24.Amal yang paling baik adalah amal yang diterima oleh Allah. Bulan yang paling baik adalah bulan yang di dalamnya engkau bertaubat kepada Allah dengan taubat nashuha (taubat yang sungguh-sungguh). Hari yang paling baik adalah hari saat engkau pergi meninggalkan dunia dan kembali kepada Allah dalam keadaan beriman kepada-Nya. (Ali bin Abi Thalib)

25.Ketergesa-gesaan itu datangnya dari setan, kecuali dalam lima hal.

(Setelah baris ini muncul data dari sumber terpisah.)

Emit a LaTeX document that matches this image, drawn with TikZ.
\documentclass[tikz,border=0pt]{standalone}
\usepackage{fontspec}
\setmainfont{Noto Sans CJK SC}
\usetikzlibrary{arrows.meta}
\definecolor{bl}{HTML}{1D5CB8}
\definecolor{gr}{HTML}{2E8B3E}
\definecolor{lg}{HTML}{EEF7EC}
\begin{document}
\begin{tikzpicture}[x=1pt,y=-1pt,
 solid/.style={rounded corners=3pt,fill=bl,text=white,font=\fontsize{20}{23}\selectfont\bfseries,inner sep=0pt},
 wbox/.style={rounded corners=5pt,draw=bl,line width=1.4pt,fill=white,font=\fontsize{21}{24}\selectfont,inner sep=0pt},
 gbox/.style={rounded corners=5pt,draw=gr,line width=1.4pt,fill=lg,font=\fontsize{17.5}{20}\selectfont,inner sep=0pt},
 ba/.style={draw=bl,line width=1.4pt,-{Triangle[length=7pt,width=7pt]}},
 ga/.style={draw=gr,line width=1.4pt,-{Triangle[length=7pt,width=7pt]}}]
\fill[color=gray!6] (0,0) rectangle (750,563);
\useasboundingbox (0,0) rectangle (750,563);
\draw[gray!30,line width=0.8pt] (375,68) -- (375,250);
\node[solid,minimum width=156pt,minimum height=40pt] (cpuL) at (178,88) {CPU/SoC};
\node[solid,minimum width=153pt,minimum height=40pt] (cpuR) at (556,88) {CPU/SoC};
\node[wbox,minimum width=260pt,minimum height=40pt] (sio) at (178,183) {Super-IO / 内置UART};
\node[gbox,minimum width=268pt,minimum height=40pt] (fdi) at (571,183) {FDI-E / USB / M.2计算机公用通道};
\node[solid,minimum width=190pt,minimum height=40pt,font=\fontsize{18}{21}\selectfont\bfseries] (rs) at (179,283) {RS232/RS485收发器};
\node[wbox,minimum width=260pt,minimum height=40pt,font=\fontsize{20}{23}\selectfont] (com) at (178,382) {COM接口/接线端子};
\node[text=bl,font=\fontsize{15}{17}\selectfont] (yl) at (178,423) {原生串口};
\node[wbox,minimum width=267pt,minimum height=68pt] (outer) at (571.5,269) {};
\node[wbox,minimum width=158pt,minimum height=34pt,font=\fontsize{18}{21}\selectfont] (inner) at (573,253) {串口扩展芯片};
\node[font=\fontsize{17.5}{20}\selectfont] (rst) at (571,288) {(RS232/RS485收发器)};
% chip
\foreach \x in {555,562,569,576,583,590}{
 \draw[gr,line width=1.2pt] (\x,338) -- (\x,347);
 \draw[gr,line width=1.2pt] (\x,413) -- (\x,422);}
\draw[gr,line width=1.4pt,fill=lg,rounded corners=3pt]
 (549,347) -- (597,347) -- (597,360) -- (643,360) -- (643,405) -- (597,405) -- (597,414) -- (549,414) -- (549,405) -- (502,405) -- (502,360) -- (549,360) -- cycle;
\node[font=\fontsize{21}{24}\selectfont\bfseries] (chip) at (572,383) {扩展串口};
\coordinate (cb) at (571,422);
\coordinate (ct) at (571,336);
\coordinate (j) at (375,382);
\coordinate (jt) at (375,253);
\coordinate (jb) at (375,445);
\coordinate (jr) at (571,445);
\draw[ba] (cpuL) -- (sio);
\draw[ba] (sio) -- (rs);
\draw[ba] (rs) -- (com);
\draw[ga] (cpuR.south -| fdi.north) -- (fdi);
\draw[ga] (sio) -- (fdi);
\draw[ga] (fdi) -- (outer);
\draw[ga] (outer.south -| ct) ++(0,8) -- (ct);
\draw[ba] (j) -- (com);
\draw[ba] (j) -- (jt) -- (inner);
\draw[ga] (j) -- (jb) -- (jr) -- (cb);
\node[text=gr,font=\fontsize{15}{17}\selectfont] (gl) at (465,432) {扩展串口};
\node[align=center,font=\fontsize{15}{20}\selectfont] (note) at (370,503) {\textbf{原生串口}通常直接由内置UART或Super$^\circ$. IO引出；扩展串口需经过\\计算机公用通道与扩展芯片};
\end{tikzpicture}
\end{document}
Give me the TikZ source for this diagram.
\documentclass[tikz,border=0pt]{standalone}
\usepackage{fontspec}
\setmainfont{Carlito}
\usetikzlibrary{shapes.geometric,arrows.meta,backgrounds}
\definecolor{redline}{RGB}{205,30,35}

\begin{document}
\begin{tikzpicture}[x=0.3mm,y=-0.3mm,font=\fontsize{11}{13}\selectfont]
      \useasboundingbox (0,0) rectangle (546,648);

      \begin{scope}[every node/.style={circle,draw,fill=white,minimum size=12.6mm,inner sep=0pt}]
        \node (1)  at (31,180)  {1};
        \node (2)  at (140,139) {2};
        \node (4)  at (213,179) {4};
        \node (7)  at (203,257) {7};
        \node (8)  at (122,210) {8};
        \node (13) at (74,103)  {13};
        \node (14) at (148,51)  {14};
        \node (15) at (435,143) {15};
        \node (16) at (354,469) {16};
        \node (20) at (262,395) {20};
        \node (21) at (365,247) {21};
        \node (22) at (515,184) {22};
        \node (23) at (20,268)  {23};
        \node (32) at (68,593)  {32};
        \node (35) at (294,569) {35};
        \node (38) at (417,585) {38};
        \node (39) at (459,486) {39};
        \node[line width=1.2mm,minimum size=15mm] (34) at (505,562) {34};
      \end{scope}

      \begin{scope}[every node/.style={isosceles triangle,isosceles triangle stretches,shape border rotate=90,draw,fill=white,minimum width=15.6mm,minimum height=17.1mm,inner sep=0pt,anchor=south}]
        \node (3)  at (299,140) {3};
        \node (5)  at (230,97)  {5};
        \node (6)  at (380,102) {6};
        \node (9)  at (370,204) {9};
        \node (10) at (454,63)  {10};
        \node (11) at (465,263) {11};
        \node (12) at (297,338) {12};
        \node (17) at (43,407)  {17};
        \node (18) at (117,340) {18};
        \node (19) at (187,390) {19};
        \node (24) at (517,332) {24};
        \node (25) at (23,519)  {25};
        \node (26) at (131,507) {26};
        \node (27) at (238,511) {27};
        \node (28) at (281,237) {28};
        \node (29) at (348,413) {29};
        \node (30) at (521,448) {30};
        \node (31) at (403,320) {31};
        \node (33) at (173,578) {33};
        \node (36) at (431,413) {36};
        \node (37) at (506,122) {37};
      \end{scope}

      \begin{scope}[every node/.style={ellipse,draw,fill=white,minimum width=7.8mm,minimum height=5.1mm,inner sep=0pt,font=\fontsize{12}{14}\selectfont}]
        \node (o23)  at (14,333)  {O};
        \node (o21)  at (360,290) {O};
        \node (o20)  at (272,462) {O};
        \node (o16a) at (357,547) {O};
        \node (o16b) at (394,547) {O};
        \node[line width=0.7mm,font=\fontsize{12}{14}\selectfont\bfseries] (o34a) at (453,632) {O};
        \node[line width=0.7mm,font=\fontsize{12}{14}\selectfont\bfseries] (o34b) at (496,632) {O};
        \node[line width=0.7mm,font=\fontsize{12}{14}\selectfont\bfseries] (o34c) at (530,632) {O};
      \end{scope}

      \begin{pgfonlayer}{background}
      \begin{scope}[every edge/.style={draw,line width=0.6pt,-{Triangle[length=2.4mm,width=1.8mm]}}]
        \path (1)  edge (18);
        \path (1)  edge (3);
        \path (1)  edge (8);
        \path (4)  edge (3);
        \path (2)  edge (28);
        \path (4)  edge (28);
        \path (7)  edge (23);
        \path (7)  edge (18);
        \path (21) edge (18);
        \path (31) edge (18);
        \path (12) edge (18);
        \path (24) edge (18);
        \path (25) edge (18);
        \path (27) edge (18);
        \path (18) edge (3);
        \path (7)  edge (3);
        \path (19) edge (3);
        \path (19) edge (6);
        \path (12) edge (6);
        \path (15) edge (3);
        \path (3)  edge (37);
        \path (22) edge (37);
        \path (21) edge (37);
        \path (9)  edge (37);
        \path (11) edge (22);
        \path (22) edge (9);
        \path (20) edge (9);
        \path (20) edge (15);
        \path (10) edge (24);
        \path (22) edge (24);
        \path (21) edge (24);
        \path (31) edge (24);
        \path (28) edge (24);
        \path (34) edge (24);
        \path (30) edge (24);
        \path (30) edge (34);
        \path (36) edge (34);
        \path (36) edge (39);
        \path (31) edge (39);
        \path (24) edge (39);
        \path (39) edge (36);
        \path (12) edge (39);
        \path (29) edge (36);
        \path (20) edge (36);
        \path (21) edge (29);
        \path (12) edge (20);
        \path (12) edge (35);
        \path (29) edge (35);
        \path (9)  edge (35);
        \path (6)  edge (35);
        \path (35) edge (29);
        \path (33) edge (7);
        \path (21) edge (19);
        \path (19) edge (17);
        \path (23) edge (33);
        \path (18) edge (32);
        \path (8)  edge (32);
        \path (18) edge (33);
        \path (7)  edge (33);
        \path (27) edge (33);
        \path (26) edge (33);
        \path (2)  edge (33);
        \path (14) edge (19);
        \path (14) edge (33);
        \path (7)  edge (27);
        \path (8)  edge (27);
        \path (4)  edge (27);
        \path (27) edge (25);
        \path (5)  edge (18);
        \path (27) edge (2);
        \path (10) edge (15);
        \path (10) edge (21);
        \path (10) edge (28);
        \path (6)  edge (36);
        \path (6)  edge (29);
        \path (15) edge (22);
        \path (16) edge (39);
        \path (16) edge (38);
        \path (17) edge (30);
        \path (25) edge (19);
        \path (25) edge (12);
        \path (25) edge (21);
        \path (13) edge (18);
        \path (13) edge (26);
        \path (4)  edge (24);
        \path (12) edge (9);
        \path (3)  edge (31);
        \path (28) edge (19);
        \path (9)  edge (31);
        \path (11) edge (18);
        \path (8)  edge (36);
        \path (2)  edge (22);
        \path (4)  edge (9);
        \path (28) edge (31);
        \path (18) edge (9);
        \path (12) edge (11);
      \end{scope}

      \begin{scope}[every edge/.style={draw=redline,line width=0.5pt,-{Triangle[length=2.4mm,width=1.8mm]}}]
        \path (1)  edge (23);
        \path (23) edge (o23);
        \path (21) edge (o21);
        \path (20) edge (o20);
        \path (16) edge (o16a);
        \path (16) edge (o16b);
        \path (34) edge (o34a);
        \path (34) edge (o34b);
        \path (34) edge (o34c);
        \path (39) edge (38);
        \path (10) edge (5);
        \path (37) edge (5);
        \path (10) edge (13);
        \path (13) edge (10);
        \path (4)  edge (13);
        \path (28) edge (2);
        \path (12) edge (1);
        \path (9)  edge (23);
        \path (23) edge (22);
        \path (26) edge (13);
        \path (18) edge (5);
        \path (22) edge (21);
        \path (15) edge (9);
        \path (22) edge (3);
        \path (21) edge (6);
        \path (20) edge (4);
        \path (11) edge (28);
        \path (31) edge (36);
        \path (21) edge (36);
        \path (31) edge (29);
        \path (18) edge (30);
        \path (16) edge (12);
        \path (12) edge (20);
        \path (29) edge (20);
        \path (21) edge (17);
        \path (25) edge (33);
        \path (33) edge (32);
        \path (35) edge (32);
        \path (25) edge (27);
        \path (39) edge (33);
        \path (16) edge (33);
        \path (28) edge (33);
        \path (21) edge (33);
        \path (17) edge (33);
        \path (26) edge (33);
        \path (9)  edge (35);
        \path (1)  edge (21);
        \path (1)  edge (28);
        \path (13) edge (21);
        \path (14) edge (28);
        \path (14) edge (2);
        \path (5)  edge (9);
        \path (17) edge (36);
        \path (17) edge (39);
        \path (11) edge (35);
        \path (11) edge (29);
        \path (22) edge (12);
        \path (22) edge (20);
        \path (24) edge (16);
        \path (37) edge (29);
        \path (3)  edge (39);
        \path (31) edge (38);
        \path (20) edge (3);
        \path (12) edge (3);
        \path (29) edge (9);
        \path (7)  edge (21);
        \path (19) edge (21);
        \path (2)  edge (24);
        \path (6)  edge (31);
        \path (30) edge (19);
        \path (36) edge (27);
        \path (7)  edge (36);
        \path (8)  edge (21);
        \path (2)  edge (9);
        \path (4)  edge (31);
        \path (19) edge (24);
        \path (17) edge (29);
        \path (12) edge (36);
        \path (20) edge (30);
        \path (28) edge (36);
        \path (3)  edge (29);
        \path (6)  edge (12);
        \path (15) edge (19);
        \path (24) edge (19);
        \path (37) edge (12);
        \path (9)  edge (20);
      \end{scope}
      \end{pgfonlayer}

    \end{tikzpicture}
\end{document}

Sebab, yang lima hal itu termasuk sunnah Nabi, yaitu segera memberi jamuan kepada tamu apabila ia telah masuk, segera mengurus mayat jika sudah jelas kematiannya, segera menikahkan anak perempuan jika ia sudah dewasa, segera membayar hutang jika telah tiba waktu pembayarannya, dan segera bertaubat ketika terlanjur melakukan maksiat. (Hatim Al-Asham)

26.Sesungguhnya Allah menerima taubat seorang hamba sebelum nyawanya sampai di kerongkong. (Sabda Nabi saw.)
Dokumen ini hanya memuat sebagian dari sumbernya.